We have some fascinating screenshots of what looks like a new user interface for Yahoo’s mobile search engine.
They make you wonder: Is Yahoo CEO Marissa Mayer is about to push Yahoo back into a search war with Google?
In 2009, Yahoo signed a deal to outsource its search business to Microsoft. Ever since the alliance was implemented in 2010, all Yahoo search pages said they were “Powered by Bing.” That included mobile search results pages, even though mobile search was not technically included in the Microsoft-Yahoo alliance.
Here’s what a typical Yahoo mobile search results page looks like. Note the “Powered by Bing” branding on the bottom right:
This is what the new, still-being-tested Yahoo search screenshots looked like. Note that “Powered by Bing” is not on any of the screens.
It’s hard to pin down what, if anything, it means that Yahoo’s test search results pages don’t have Bing branding on them.
On the one hand…
- A search industry source told us the actual results on the test search results pages appear to be the same results that a Bing-powered Yahoo mobile search would surface.
- Even though Yahoo’s mobile search engine currently uses Bing, the Microsoft-Yahoo search deal never included mobile search. Yahoo could stop using Bing on mobile search and continue its desktop deal with Microsoft.
On the other…
- A couple weeks ago, a person who claims to have been working in Yahoo’s search division until recently told us that, under Mayer, Yahoo built its own mobile search engine. This source that Yahoo was testing it with 15% of its mobile users. We’ve been unable to corroborate all of those details, but — thanks to instructions from that source — we were able to able to load the new version of Yahoo’s mobile search engine.
- Yahoo’s search results pages included Bing branding until now. Why would that branding suddenly go away?
Perhaps the Bing branding is going away because Marissa Mayer wants to make Yahoo a player in search again.
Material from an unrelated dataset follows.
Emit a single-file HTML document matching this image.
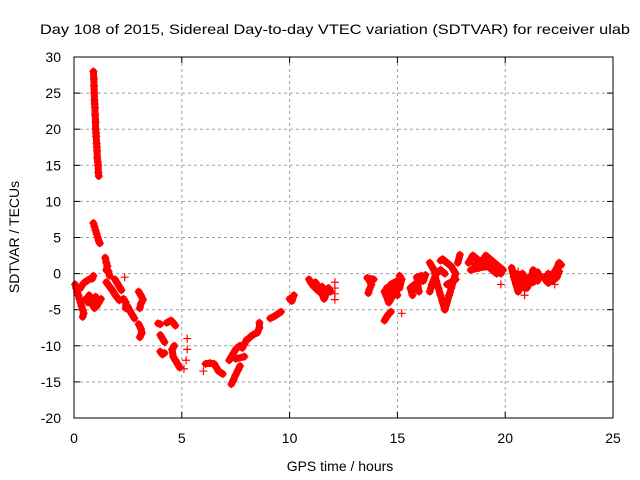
<!DOCTYPE html>
<html><head><meta charset="utf-8"><style>
html,body{margin:0;padding:0;background:#fff;}
svg{display:block;font-family:"Liberation Sans",sans-serif;}
</style></head><body>
<svg id="chart" width="640" height="480" viewBox="0 0 640 480" xmlns="http://www.w3.org/2000/svg">
<rect x="0" y="0" width="640" height="480" fill="#fff"/>
<text x="40" y="34" font-size="14" textLength="590" lengthAdjust="spacingAndGlyphs">Day 108 of 2015, Sidereal Day-to-day VTEC variation (SDTVAR) for receiver ulab</text>
<g id="grid"></g>
<g id="ticks"></g>
<g id="marks"></g>
<rect x="74" y="57" width="539" height="361" fill="none" stroke="#000" stroke-width="1"/>
<text x="340" y="471" font-size="14" text-anchor="middle">GPS time / hours</text>
<text transform="translate(19,237) rotate(-90)" font-size="14" text-anchor="middle">SDTVAR / TECUs</text>
</svg>
<script>
const xTicks=[0,5,10,15,20,25];
const yTicks=[-20,-15,-10,-5,0,5,10,15,20,25,30];
const clusters=[
[[0.9,28],[0.92,27],[0.93,26],[0.94,25],[0.95,24],[0.96,23.5],[0.97,23],[0.98,22],[1.0,21],[1.0,20],[1.02,19.5],[1.03,19],[1.05,18],[1.06,17.5],[1.07,17],[1.08,16],[1.1,15.5],[1.12,15],[1.13,14],[1.15,13.5]],
[[0.9,7],[0.95,6.5],[1.0,6],[1.05,5.5],[1.1,5],[1.15,4.5],[1.2,4.2]],
[[1.45,2.2],[1.5,1.5],[1.55,1],[1.5,0.5],[1.6,0.3],[1.65,-0.3]],
[[0.05,-1.5],[0.1,-2],[0.15,-2.5],[0.2,-3],[0.25,-3.5],[0.3,-4],[0.35,-4.5],[0.4,-5],[0.45,-5.5],[0.4,-6]],
[[0.3,-2],[0.4,-1.5],[0.5,-1.2],[0.6,-1.0],[0.7,-0.8],[0.85,-0.7],[0.9,-0.3]],
[[0.55,-3.5],[0.65,-4],[0.7,-3],[0.75,-3.8],[0.85,-4.3],[0.95,-4.8],[1.0,-3.2],[1.05,-4.5],[1.15,-4],[1.25,-3.5]],
[[1.5,-1.2],[1.6,-1.6],[1.7,-2],[1.8,-2.4],[1.9,-2.9],[2.0,-3.3],[2.1,-3.7]],
[[1.9,-0.8],[2.0,-1.3],[2.1,-1.8],[2.2,-2.3]],
[[2.35,-0.5]],
[[2.3,-3.5],[2.4,-4],[2.4,-4.8],[2.5,-4.6],[2.6,-5.2],[2.7,-5.7],[2.8,-6.2]],
[[3.0,-2.5],[3.1,-3],[3.2,-3.6],[3.1,-4.2],[3.05,-4.8]],
[[3.0,-7],[3.1,-7.6],[3.15,-8.2],[3.05,-8.8]],
[[3.9,-6.9],[4.0,-7]],
[[4.3,-6.8],[4.5,-6.5],[4.6,-6.8],[4.7,-7.2]],
[[4.0,-8.5],[4.1,-9],[4.2,-9.5]],
[[4.0,-10.8],[4.1,-11.2],[4.2,-11]],
[[4.65,-10],[4.55,-10.5],[4.6,-11.5],[4.7,-12],[4.8,-12.5],[4.9,-13]],
[[5.25,-9]],[[5.25,-10.5]],[[5.2,-12]],[[5.1,-13.2]],
[[6.1,-12.5],[6.3,-12.4],[6.5,-12.5],[6.6,-13],[6.7,-13.5],[6.9,-13.9]],[[6.0,-13.5]],
[[7.3,-15.3],[7.4,-14.7],[7.5,-14],[7.6,-13.4],[7.7,-12.8]],
[[7.2,-12],[7.3,-11.5],[7.4,-11],[7.5,-10.5],[7.6,-10.2],[7.7,-10],[7.8,-10.3],[7.9,-9.8],[8.0,-9.2],[8.1,-9],[8.2,-8.7],[8.3,-8.5],[8.4,-8.3],[8.5,-8.2],[8.6,-7.5],[8.6,-6.8]],
[[7.5,-11.8],[7.9,-11.5]],
[[9.1,-6.2],[9.3,-5.9],[9.5,-5.5],[9.6,-5.3]],
[[10.0,-3.5],[10.1,-3.8],[10.2,-3]],
[[10.9,-0.8],[11.0,-1.3],[11.1,-1.7],[11.2,-2],[11.3,-2.3],[11.5,-2.8],[11.6,-3.5],[11.7,-2.8],[11.8,-2],[11.9,-2.5]],
[[11.2,-1.2],[11.4,-2.1],[11.5,-1.8],[11.6,-2.4]],
[[12.1,-1.2]],[[12.1,-2]],[[12.1,-2.8]],[[12.1,-3.6]],
[[13.6,-0.6],[13.9,-0.8],[13.7,-1],[13.8,-1.5],[13.7,-2.2],[13.65,-2.7]],
[[14.4,-2.5],[14.5,-3.2],[14.6,-4],[14.8,-3],[14.6,-2],[14.7,-1.5],[15.0,-1],[15.1,-2],[15.2,-0.8],[15.1,-0.3]],
[[14.9,-2.2],[15.0,-3],[14.5,-2]],
[[14.4,-6.5],[14.5,-6],[14.6,-5.6],[14.7,-5.3]],[[15.2,-5.5]],
[[15.7,-3],[15.6,-2],[15.8,-1.5],[16.0,-2.5],[15.9,-0.5],[16.1,-0.3],[16.2,-1],[16.3,-0.2]],
[[15.8,-2.2],[16.0,-1.2],[16.2,-0.5]],
[[16.5,1.5],[16.7,0.5],[16.8,-1],[16.9,-2],[17.0,-3],[17.1,-4],[17.2,-5],[17.3,-4],[17.4,-3],[17.5,-2],[17.6,-1],[17.7,0],[17.5,1],[17.3,1.5],[17.1,2],[17.0,1.8]],
[[16.5,-2.5],[16.6,-1.5],[16.8,0],[17.0,0.5],[17.2,0]],[[17.3,-1.5],[17.7,-0.8]],[[17.8,1.5],[17.9,2.6]],
[[18.3,1.5],[18.5,2.5],[18.7,2],[18.9,1.5],[19.1,2.5],[19.3,2],[19.5,1.5],[19.7,1],[19.9,0.5]],
[[18.4,0.5],[18.8,0.8],[19.2,1],[19.6,0]],[[18.6,1.2],[19.0,2],[19.4,0.8],[19.8,0]],[[19.8,-1.5]],
[[20.3,0.8],[20.4,-0.5],[20.5,-1.5],[20.6,-2.5],[20.7,-1],[20.8,0],[20.9,-0.8],[21.0,-2],[21.1,-1.5],[21.2,-0.5],[21.3,0.5],[21.4,-0.2],[21.5,-1],[21.6,-0.3]],
[[20.5,0],[20.7,-1.8],[20.9,-2],[21.1,-0.5],[21.3,-1.2],[21.5,0.2]],
[[20.6,0.3]],[[20.9,-3]],
[[21.8,-0.5],[21.9,-1],[22.0,-1.3],[22.1,-0.8],[22.2,-0.2],[22.3,0.3],[22.4,0.8],[22.5,1.5],[22.6,1.2]],
[[22.0,0],[22.2,-1],[22.4,-0.5],[22.5,0.3]],[[22.3,-1.5]]
];
const NS='http://www.w3.org/2000/svg';
function sx(v){return 74+(v-0)*539/25;}
function sy(v){return 418-(v+20)*361/50;}
function mk(tag,attrs,parent){const e=document.createElementNS(NS,tag);for(const k in attrs)e.setAttribute(k,attrs[k]);parent.appendChild(e);return e;}
const grid=document.getElementById('grid'),ticks=document.getElementById('ticks'),marks=document.getElementById('marks');
xTicks.forEach(t=>{
  const x=sx(t);
  if(t>0&&t<25){const g=mk('line',{x1:x,y1:57,x2:x,y2:418,stroke:'#a0a0a0','stroke-dasharray':'3,3'},grid);
  
  }
  mk('line',{x1:x,y1:418,x2:x,y2:412,stroke:'#000'},ticks);
  mk('line',{x1:x,y1:57,x2:x,y2:63,stroke:'#000'},ticks);
  const l=mk('text',{x:x,y:443,'font-size':14,'text-anchor':'middle'},ticks);l.textContent=t;
  
  
});
yTicks.forEach(t=>{
  const y=sy(t);
  if(t>-20&&t<30){const g=mk('line',{x1:74,y1:y,x2:613,y2:y,stroke:'#a0a0a0','stroke-dasharray':'3,3'},grid);
  
  }
  mk('line',{x1:74,y1:y,x2:80,y2:y,stroke:'#000'},ticks);
  mk('line',{x1:613,y1:y,x2:607,y2:y,stroke:'#000'},ticks);
  const l=mk('text',{x:61,y:y+5,'font-size':14,'text-anchor':'end'},ticks);l.textContent=t;
  
  
});
clusters.forEach(c=>{
  if(c.length>1){
    const p=mk('polyline',{points:c.map(d=>sx(d[0])+','+sy(d[1])).join(' '),fill:'none',stroke:'#f00','stroke-width':7,'stroke-linejoin':'round','stroke-linecap':'round'},marks);
    
    
  }
  c.forEach(d=>{
    const x=sx(d[0]),y=sy(d[1]);
    const m=mk('path',{d:`M${x-4},${y}H${x+4}M${x},${y-4}V${y+4}`,stroke:'#f00','stroke-width':1.2,fill:'none'},marks);
    
    
  });
});
</script>
</body></html>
Few people remember it now, but for a time — around 2005 and 2006 — Yahoo was a serious competitor to Google in search. But Google was better at yielding revenue from its search ads, and it used the extra cash to pay for search distribution across many portals. Soon, Google had an effective monopoly.
In 2009, Yahoo threw in the towel and outsourced its search business to Microsoft Bing in a 10 year deal.
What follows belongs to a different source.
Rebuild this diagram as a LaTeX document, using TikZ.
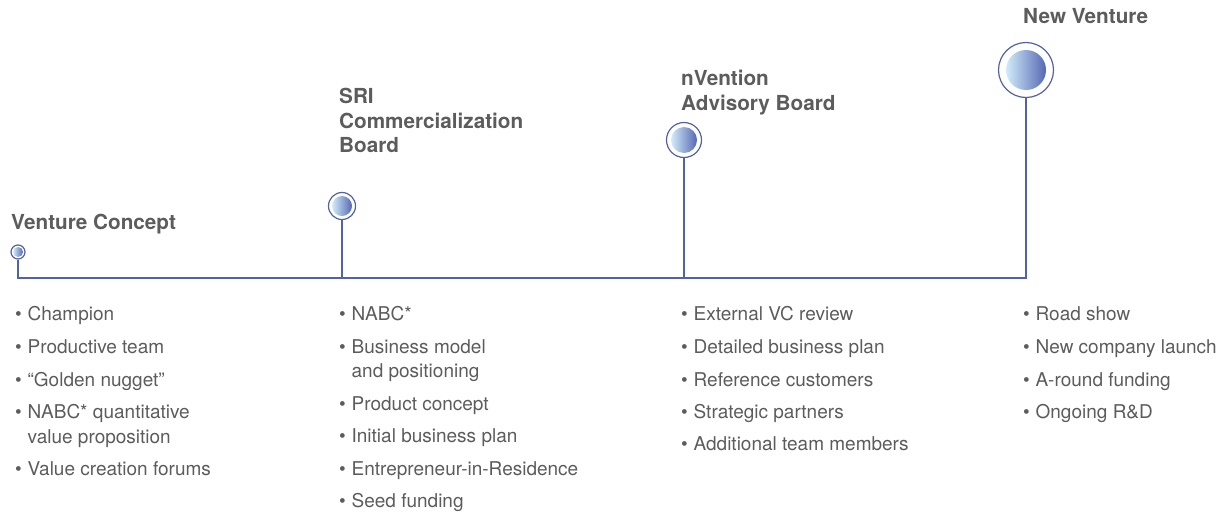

The deal quickly proved to be a disappointment. Yahoo’s search share eroded, and Microsoft’s only seemed to grow as much as Yahoo’s shrank.
When Yahoo hired Mayer in 2012, many assumed that the former Google executive would get Yahoo back into the search business as soon as she could.
More recently, there have been whispers that, halfway through through the deal’s 10-year term, Yahoo and Microsoft are back at the negotiating table. Supposedly, Mayer is pushing hard to find a way to end the alliance.
Finally, there has been a lot of analyst speculation that Mayer is planning to out-bid Google for the right to be the default search engine in the Safari browser on iPhones and iPads.
Despite all that speculation, however, we still cannot go so far as to say these screenshots prove that Yahoo is going to break up with Microsoft and launch its own search engine.
Through a spokesperson, Microsoft declined to comment on this story.
Briefed on the details of this post, a Yahoo spokesperson says, “Search is an important part of Yahoo’s business and we’re always experimenting and looking to improve the experience for our users. We have nothing to announce at this time.”